Whenever a line below holds the word "React", copy that line.

▸ **Listing**
— Start —

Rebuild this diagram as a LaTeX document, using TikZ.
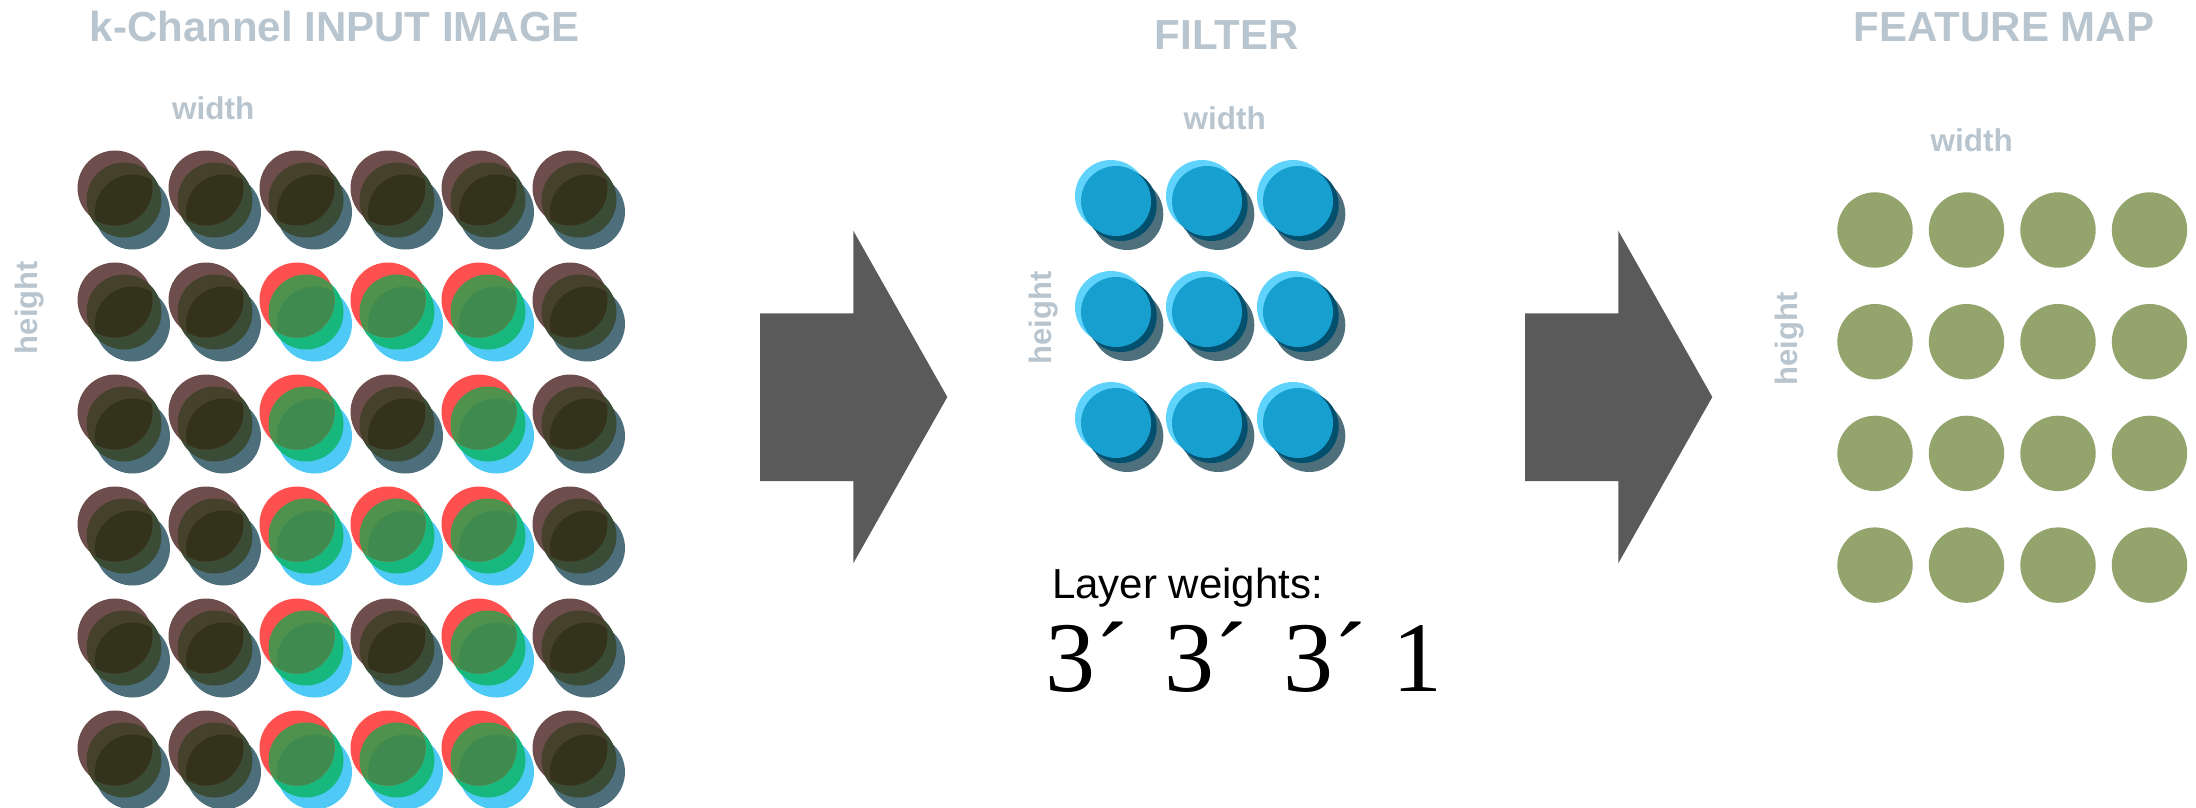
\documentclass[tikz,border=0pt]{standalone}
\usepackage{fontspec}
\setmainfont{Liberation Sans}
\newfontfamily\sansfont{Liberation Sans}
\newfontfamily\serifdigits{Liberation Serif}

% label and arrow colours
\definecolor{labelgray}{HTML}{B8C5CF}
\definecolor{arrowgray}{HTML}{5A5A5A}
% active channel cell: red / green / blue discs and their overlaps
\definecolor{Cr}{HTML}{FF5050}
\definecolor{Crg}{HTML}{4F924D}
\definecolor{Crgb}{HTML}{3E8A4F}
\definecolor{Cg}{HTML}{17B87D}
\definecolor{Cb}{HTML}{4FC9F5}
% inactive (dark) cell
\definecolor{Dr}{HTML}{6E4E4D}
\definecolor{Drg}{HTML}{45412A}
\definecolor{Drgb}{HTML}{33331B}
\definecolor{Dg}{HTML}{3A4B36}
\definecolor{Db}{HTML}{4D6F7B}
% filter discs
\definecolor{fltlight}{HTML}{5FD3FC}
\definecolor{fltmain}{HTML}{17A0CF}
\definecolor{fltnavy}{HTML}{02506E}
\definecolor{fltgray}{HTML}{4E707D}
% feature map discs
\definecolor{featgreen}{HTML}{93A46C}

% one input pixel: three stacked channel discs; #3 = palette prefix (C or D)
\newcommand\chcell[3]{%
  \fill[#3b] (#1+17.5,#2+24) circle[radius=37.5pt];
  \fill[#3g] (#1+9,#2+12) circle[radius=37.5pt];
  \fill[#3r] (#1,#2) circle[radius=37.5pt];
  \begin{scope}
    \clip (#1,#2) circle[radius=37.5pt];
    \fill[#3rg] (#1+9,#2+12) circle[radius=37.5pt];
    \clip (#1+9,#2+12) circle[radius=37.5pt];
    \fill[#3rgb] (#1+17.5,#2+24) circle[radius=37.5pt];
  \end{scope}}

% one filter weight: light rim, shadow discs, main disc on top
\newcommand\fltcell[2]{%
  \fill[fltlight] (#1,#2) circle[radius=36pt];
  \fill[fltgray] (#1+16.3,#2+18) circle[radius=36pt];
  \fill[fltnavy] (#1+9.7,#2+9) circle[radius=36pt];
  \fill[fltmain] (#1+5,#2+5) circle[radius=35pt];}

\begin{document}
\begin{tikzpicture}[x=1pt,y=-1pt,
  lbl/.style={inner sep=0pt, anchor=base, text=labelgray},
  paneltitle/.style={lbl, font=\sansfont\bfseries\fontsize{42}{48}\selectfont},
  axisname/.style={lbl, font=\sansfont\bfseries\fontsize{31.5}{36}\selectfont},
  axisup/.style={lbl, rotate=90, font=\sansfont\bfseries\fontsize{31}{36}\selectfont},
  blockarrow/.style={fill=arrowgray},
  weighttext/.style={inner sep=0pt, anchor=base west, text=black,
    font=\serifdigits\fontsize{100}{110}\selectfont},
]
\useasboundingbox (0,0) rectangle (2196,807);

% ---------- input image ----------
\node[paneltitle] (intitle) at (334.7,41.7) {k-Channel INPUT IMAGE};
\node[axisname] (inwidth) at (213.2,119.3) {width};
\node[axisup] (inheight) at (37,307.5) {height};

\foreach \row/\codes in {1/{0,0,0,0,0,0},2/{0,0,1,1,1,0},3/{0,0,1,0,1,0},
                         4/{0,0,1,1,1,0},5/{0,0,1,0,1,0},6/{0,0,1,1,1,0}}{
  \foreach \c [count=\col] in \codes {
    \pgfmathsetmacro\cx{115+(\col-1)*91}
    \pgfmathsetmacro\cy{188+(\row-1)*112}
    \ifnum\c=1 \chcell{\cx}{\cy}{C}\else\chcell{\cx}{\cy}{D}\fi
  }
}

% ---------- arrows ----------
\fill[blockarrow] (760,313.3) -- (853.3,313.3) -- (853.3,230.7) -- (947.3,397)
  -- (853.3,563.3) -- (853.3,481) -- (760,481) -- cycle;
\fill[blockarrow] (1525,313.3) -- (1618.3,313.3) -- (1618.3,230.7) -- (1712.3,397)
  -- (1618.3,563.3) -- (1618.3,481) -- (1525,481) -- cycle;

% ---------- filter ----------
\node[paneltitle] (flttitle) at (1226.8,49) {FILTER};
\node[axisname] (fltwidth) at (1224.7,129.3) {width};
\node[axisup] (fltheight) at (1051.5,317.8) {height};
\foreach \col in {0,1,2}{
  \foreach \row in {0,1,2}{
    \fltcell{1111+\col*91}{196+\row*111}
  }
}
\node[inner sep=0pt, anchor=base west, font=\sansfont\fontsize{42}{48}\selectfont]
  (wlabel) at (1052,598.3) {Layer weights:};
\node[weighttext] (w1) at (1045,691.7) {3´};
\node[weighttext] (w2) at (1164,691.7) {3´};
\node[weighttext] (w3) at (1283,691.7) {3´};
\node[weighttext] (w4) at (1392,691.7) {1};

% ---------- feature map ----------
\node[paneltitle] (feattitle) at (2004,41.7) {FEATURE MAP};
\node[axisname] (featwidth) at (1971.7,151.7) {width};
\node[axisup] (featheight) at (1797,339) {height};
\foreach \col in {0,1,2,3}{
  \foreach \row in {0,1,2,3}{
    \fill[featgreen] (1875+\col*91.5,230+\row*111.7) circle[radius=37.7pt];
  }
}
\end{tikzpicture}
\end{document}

— End —
— Start —

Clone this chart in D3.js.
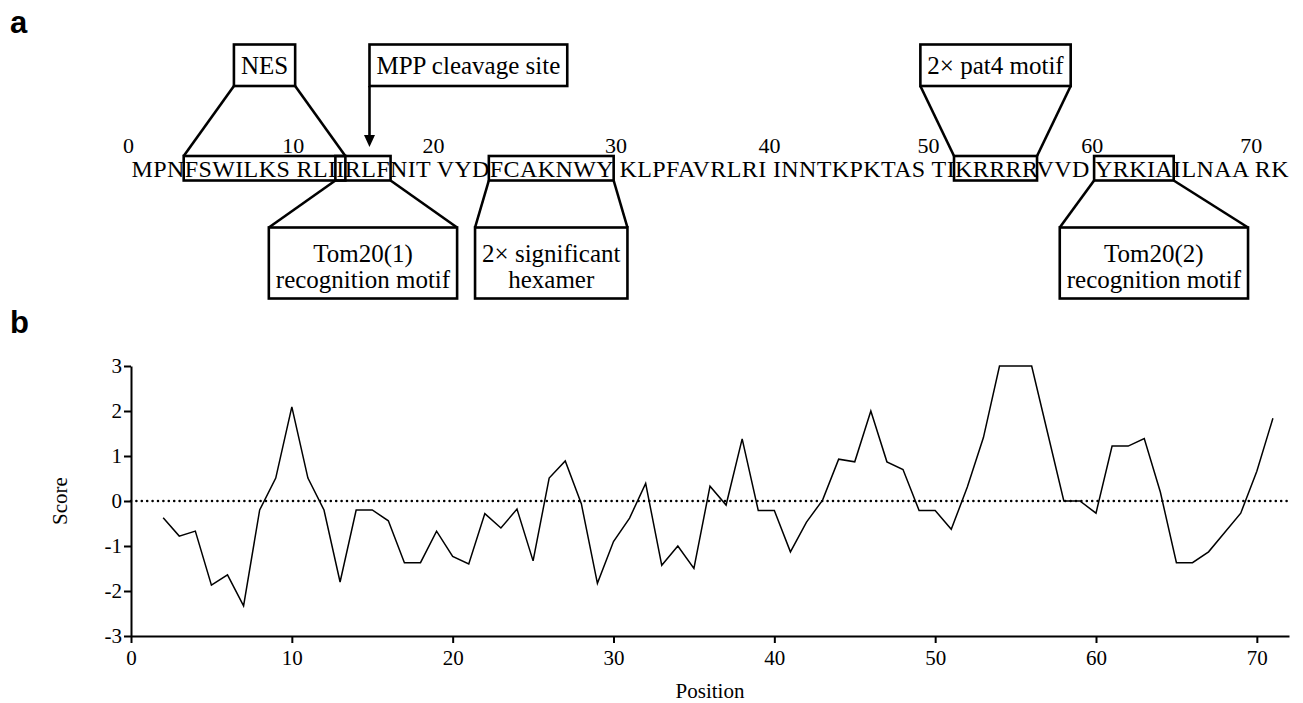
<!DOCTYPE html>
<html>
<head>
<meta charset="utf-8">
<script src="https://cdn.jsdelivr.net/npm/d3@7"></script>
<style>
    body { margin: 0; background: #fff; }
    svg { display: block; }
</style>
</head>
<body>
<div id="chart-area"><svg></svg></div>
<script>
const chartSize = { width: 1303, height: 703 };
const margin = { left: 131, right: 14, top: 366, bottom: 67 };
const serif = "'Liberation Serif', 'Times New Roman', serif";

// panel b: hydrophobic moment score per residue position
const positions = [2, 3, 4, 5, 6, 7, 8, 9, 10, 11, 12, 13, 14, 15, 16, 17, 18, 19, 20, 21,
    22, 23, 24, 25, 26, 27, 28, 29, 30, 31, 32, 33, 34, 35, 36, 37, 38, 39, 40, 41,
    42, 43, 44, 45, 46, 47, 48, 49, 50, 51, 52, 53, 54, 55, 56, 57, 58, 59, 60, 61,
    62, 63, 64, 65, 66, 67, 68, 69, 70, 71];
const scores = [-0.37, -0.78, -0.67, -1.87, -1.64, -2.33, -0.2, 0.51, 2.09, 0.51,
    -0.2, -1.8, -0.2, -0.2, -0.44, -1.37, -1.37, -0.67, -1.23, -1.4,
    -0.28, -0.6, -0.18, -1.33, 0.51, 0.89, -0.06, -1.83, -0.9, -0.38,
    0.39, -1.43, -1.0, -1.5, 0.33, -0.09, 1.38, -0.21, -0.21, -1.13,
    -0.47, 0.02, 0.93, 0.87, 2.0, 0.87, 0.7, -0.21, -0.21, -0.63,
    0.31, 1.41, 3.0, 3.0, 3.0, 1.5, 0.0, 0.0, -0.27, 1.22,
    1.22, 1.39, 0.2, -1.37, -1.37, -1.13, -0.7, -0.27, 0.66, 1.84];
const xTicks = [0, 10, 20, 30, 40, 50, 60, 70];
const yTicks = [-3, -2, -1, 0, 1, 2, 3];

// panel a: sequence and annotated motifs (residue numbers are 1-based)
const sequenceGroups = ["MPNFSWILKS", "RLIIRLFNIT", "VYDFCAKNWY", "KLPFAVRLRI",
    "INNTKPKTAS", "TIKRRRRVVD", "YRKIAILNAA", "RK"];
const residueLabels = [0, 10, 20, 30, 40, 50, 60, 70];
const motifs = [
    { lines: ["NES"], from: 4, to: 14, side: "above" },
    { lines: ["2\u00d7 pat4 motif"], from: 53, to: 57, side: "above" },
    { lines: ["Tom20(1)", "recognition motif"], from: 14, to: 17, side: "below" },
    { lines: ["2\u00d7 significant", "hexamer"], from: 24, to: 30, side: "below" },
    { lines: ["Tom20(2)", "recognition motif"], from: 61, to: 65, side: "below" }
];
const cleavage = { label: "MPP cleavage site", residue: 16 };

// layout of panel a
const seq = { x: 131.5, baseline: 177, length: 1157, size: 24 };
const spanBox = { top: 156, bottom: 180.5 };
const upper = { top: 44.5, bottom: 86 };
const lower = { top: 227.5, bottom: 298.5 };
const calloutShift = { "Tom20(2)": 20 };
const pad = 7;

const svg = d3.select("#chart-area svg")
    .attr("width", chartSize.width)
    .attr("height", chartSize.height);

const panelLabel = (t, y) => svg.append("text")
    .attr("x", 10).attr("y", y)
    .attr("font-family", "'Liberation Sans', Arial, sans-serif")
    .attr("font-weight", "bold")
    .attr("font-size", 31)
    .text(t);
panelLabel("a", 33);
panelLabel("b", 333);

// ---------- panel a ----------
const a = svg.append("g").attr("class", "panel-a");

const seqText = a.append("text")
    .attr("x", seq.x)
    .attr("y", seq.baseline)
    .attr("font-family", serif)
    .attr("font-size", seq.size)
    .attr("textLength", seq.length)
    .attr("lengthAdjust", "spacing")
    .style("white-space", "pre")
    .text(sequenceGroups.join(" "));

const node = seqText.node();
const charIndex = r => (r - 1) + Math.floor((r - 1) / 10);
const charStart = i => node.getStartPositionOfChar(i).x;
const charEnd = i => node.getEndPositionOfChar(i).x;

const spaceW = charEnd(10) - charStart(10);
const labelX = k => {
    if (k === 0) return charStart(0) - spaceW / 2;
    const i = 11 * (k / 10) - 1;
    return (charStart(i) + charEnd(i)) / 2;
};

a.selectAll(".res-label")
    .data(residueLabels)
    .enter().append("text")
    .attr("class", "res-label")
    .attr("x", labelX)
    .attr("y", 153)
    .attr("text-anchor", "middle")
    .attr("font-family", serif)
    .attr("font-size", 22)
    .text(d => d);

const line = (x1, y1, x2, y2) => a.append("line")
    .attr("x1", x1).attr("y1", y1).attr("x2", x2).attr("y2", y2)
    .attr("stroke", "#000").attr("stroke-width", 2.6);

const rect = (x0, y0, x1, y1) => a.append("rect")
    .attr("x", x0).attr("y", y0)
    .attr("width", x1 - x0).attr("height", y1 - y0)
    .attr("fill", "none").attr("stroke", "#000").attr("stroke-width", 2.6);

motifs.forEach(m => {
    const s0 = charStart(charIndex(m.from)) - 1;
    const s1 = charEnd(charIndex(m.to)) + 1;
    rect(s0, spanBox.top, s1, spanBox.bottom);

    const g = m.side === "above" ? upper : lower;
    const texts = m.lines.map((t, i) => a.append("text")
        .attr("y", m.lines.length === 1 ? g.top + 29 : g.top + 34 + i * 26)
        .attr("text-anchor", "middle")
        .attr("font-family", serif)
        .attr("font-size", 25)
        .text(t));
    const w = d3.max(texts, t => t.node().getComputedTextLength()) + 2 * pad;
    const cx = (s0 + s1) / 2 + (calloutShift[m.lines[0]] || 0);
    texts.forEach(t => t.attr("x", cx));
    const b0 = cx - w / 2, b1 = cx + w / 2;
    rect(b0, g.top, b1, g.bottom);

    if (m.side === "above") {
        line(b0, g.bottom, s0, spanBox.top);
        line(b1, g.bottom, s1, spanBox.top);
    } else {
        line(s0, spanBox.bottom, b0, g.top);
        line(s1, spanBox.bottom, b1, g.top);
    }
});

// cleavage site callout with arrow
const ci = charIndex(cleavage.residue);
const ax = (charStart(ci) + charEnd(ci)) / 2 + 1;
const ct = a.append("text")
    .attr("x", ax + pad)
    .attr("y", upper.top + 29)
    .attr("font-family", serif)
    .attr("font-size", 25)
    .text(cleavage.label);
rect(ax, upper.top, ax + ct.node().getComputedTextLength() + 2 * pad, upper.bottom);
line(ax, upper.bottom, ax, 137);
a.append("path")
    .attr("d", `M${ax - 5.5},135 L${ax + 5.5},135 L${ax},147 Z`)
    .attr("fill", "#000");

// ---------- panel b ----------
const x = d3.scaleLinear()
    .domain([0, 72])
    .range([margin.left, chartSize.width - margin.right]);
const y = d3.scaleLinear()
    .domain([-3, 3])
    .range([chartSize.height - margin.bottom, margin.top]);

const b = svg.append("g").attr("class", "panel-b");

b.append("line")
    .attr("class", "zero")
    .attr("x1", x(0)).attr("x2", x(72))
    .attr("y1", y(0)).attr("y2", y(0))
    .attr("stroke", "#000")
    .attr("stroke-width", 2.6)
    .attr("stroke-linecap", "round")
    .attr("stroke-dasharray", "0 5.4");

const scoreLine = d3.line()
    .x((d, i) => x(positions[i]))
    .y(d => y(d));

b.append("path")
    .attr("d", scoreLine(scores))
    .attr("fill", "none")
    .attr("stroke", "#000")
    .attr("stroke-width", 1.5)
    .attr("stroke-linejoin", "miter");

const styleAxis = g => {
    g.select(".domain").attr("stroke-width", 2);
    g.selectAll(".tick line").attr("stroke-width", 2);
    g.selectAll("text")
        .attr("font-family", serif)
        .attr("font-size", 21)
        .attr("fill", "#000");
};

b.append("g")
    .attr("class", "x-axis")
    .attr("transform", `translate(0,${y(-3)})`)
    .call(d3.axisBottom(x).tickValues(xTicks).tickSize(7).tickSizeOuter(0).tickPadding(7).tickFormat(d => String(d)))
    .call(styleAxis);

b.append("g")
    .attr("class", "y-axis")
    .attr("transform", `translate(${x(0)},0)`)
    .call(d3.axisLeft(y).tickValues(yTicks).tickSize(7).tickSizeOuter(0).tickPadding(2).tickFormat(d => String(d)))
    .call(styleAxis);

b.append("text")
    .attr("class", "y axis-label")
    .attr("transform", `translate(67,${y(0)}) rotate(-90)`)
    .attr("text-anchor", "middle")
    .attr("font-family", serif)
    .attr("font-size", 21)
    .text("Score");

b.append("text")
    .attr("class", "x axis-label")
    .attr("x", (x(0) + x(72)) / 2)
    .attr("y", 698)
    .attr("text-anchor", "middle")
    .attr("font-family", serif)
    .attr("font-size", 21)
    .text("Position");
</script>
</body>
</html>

— End —
— Start —

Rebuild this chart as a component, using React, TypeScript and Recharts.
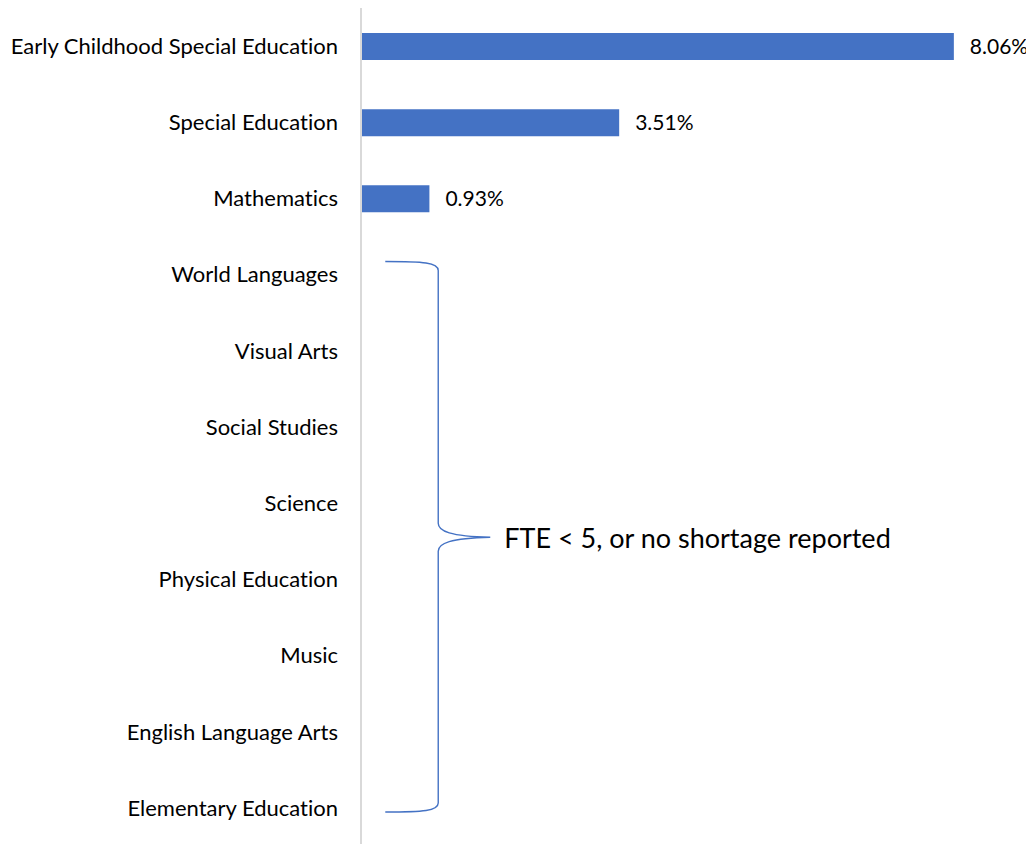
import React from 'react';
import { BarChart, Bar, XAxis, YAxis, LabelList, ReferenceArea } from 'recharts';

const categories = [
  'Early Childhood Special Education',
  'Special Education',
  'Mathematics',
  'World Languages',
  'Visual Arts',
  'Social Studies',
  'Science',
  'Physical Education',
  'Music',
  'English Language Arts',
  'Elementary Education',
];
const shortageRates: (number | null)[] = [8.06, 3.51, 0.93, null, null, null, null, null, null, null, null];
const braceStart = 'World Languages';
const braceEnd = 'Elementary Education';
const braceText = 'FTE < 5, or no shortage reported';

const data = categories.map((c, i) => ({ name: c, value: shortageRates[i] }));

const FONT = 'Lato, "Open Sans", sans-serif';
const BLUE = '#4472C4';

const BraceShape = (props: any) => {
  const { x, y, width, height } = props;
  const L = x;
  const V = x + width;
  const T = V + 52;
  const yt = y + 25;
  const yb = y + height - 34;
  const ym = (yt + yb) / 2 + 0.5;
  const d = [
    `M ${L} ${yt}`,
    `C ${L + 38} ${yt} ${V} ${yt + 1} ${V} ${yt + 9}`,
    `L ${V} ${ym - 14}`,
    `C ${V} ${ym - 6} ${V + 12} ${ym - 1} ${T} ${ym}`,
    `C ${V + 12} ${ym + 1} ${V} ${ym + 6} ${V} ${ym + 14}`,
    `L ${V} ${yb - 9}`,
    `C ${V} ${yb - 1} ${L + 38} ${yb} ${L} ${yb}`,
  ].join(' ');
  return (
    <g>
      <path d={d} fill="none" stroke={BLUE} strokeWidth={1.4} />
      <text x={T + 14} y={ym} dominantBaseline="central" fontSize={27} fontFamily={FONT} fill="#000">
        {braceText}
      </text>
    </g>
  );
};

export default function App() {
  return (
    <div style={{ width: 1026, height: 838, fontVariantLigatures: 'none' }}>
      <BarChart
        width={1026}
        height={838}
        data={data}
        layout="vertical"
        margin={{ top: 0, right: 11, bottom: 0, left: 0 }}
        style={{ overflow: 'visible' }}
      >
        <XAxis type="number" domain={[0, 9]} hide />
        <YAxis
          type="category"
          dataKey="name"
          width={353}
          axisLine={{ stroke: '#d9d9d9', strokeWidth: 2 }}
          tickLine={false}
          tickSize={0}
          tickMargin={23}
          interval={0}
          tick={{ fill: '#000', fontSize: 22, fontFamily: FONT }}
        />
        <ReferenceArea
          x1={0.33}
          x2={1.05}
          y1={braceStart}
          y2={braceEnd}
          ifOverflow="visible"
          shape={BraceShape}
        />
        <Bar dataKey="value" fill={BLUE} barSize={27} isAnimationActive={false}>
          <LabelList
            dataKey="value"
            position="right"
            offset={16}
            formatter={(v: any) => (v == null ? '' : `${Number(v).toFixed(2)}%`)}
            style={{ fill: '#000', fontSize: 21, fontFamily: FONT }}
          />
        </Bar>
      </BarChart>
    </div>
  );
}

— End —

▸ **Task output**
Rebuild this chart as a component, using React, TypeScript and Recharts.
import React from 'react';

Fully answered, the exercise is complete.